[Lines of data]
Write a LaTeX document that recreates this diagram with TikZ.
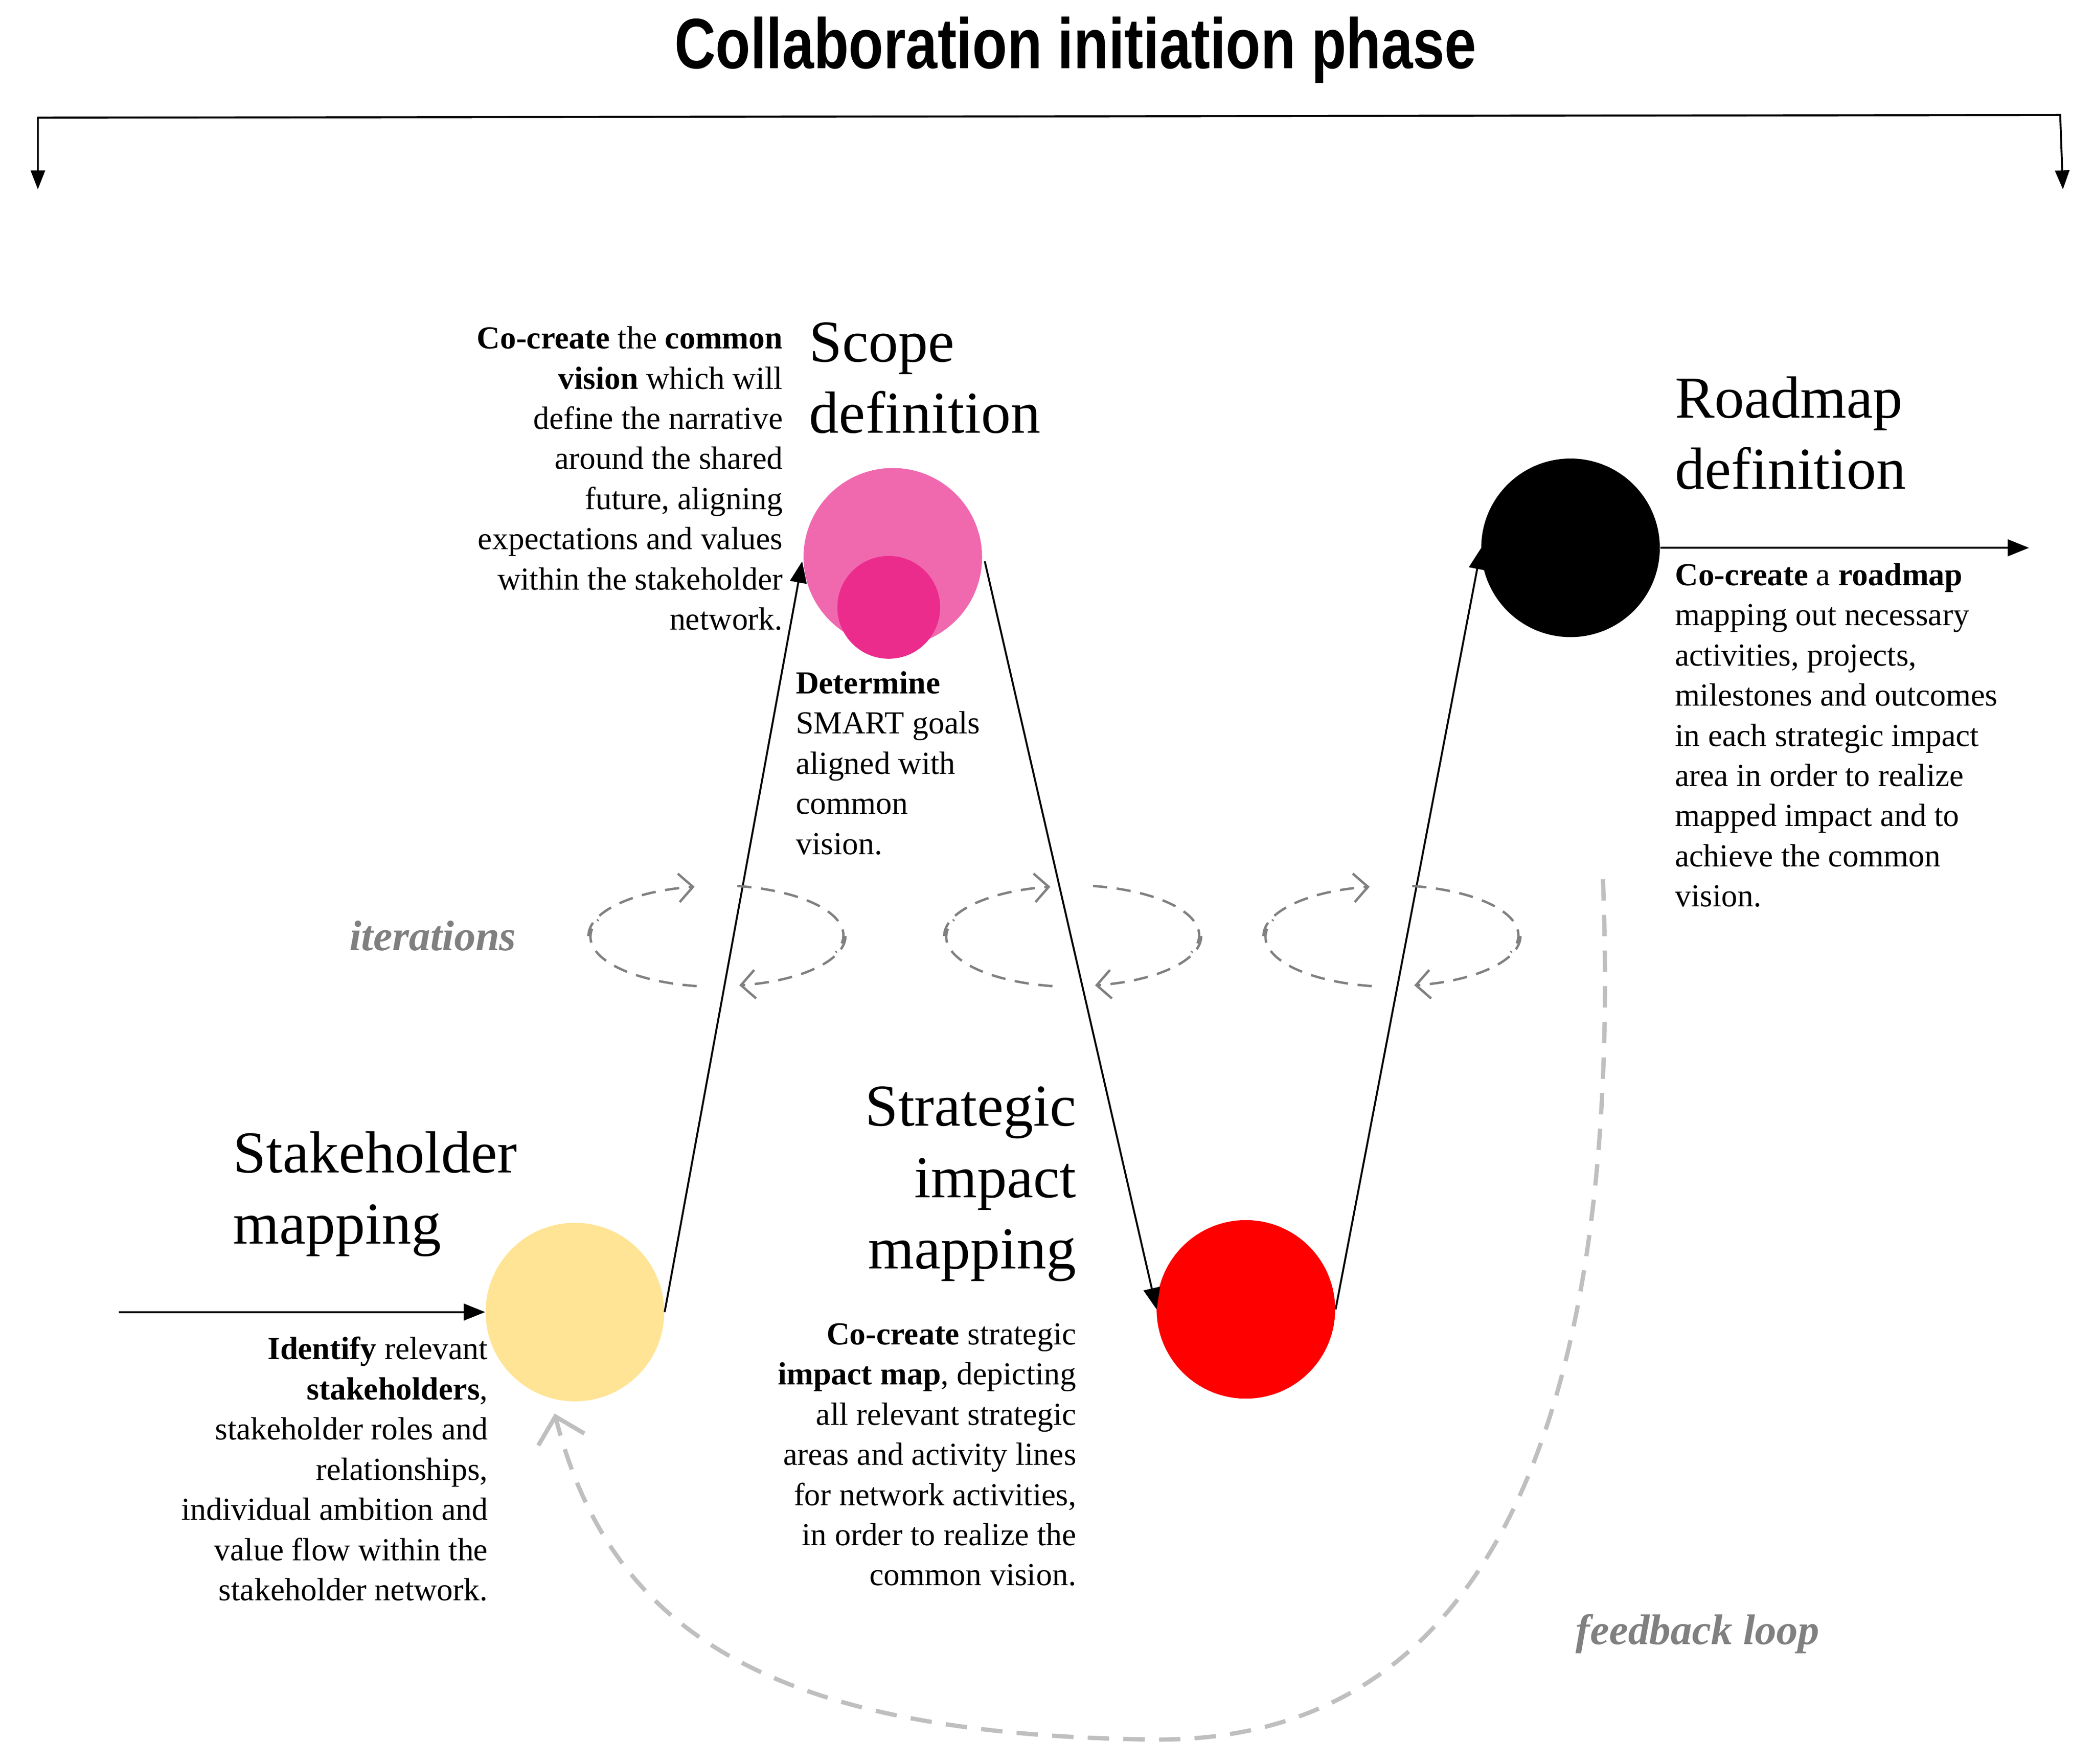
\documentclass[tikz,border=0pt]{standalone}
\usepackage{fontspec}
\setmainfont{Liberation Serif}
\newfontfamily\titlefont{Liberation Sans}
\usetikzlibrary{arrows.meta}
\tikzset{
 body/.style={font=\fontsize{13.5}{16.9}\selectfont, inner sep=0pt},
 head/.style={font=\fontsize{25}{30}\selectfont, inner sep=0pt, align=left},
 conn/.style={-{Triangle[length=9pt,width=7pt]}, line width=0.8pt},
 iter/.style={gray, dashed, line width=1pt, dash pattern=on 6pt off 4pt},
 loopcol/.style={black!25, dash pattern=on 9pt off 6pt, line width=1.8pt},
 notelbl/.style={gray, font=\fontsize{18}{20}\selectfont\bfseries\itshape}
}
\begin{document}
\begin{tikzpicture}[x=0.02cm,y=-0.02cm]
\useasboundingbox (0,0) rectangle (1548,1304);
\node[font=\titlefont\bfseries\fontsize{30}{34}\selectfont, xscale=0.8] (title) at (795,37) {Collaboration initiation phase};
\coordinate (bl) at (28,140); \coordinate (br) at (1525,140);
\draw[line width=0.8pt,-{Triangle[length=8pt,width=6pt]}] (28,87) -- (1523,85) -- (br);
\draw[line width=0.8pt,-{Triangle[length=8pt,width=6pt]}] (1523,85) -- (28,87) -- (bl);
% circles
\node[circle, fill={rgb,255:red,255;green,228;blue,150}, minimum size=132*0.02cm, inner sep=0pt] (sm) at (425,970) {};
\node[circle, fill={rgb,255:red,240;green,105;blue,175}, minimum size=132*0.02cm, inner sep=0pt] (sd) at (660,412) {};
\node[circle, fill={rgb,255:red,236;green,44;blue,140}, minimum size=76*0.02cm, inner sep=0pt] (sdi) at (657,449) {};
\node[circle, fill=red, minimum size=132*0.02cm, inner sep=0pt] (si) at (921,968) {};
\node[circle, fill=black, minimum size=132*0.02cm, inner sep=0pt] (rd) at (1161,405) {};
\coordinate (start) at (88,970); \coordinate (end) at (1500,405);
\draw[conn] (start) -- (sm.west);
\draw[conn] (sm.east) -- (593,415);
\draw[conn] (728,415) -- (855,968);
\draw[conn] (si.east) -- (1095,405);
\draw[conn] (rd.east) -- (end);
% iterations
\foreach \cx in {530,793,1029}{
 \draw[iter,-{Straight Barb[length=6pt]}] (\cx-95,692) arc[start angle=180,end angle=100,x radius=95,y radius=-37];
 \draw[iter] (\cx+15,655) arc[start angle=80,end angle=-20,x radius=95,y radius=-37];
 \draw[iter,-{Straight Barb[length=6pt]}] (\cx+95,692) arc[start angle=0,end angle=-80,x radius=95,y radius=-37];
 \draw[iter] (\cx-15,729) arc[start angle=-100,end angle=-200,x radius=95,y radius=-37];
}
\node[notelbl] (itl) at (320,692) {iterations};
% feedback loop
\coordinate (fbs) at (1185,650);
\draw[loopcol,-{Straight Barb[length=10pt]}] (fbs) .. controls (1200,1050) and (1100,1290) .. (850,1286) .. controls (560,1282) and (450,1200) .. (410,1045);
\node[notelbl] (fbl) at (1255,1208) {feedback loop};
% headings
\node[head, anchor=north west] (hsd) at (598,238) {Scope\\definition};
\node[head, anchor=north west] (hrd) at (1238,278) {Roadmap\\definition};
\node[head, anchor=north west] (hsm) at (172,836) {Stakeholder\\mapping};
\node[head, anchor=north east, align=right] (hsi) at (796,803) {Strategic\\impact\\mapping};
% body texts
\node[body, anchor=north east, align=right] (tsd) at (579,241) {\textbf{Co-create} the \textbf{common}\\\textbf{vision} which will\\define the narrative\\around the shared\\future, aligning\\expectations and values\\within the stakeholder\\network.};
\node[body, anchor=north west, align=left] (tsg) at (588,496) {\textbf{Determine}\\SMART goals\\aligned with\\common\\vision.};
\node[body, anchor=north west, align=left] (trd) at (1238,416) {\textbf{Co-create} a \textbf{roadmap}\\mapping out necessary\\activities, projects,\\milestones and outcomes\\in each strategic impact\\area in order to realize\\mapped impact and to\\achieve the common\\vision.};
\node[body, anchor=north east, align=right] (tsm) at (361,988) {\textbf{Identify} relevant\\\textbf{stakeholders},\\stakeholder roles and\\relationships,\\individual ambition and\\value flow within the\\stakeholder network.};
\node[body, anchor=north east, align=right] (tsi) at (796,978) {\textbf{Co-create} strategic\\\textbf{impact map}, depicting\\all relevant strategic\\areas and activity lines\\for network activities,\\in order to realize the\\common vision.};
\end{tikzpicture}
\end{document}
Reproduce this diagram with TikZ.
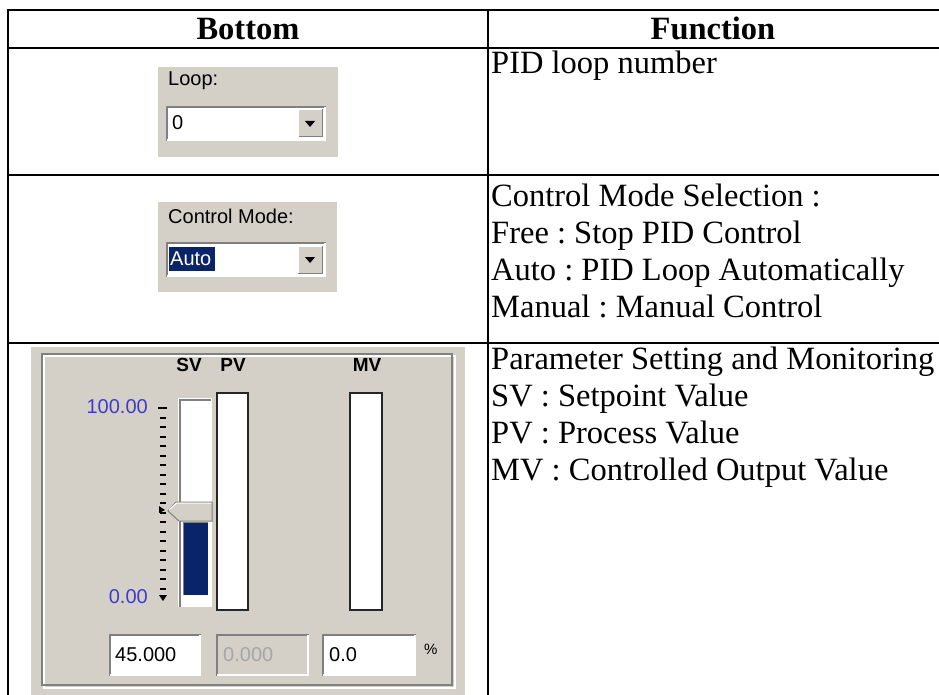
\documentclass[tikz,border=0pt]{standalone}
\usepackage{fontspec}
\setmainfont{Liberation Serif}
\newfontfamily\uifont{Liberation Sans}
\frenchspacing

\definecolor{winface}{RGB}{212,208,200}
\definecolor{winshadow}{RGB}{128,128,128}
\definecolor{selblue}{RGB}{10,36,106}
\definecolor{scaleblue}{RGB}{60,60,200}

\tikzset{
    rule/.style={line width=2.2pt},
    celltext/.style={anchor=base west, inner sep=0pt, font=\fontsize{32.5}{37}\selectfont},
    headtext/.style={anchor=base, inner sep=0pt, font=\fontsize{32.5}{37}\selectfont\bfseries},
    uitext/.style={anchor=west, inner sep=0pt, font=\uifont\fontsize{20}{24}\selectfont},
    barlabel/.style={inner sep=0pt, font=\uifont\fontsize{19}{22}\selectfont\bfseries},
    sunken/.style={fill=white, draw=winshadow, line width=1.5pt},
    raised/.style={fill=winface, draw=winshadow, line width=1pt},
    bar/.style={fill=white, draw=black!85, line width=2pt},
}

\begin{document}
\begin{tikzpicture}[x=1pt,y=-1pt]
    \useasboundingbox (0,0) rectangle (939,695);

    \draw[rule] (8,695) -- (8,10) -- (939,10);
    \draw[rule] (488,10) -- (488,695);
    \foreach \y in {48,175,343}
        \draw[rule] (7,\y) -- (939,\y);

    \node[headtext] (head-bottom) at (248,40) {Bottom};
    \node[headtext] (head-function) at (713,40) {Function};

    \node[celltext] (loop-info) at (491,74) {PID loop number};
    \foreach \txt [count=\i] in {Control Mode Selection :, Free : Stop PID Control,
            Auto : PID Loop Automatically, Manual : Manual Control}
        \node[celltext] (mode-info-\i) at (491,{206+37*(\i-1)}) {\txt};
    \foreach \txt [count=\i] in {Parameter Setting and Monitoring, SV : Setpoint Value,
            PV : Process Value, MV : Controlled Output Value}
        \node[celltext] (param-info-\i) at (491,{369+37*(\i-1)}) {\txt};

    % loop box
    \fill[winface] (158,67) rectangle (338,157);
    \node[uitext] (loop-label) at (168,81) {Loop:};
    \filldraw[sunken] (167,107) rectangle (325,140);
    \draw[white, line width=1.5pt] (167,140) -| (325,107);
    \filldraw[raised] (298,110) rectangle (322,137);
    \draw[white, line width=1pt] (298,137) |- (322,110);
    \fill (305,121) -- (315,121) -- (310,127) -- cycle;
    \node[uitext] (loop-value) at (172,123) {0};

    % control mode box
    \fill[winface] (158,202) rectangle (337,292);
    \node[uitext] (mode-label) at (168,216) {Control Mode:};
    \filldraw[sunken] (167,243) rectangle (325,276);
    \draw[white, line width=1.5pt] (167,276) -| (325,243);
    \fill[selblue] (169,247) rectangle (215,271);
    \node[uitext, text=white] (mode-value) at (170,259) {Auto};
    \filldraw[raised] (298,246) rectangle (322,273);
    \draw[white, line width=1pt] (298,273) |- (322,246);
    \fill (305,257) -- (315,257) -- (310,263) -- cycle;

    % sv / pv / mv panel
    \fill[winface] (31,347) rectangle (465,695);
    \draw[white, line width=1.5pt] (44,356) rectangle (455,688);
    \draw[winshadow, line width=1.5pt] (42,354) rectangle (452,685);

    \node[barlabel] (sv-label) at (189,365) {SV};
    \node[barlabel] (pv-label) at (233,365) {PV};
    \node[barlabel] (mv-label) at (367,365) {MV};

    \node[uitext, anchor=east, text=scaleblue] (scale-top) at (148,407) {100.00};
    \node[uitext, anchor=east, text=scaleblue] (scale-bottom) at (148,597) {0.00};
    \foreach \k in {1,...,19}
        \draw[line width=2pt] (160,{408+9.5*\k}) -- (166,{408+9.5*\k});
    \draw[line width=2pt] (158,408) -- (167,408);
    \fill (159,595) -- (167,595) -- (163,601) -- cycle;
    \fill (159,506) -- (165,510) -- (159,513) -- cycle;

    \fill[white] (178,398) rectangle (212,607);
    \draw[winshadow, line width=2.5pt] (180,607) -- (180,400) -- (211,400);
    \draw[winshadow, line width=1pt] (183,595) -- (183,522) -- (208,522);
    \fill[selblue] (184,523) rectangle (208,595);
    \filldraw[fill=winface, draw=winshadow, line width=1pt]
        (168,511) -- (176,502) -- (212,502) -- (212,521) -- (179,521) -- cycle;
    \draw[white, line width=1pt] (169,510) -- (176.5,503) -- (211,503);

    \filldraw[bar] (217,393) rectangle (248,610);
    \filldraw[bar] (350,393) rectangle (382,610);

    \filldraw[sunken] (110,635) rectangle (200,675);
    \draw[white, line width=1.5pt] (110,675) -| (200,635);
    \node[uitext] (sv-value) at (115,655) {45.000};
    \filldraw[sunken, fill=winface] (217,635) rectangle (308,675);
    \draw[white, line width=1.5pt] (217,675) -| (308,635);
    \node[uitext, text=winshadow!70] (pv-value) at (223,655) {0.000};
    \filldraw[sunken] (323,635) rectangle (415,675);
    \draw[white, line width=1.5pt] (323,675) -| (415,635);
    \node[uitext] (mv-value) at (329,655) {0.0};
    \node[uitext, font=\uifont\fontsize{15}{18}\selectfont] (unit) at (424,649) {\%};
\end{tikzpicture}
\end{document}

▸ **Description of the task**
Look above for the line with "Reproduce this diagram with TikZ."; quote it and every line after it, stopping after the line with "(head-function) at (713,40)", exactly, with nothing added and without pictures.

▸ **The solution**
Reproduce this diagram with TikZ.
\documentclass[tikz,border=0pt]{standalone}
\usepackage{fontspec}
\setmainfont{Liberation Serif}
\newfontfamily\uifont{Liberation Sans}
\frenchspacing

\definecolor{winface}{RGB}{212,208,200}
\definecolor{winshadow}{RGB}{128,128,128}
\definecolor{selblue}{RGB}{10,36,106}
\definecolor{scaleblue}{RGB}{60,60,200}

\tikzset{
    rule/.style={line width=2.2pt},
    celltext/.style={anchor=base west, inner sep=0pt, font=\fontsize{32.5}{37}\selectfont},
    headtext/.style={anchor=base, inner sep=0pt, font=\fontsize{32.5}{37}\selectfont\bfseries},
    uitext/.style={anchor=west, inner sep=0pt, font=\uifont\fontsize{20}{24}\selectfont},
    barlabel/.style={inner sep=0pt, font=\uifont\fontsize{19}{22}\selectfont\bfseries},
    sunken/.style={fill=white, draw=winshadow, line width=1.5pt},
    raised/.style={fill=winface, draw=winshadow, line width=1pt},
    bar/.style={fill=white, draw=black!85, line width=2pt},
}

\begin{document}
\begin{tikzpicture}[x=1pt,y=-1pt]
    \useasboundingbox (0,0) rectangle (939,695);

    \draw[rule] (8,695) -- (8,10) -- (939,10);
    \draw[rule] (488,10) -- (488,695);
    \foreach \y in {48,175,343}
        \draw[rule] (7,\y) -- (939,\y);

    \node[headtext] (head-bottom) at (248,40) {Bottom};
    \node[headtext] (head-function) at (713,40) {Function};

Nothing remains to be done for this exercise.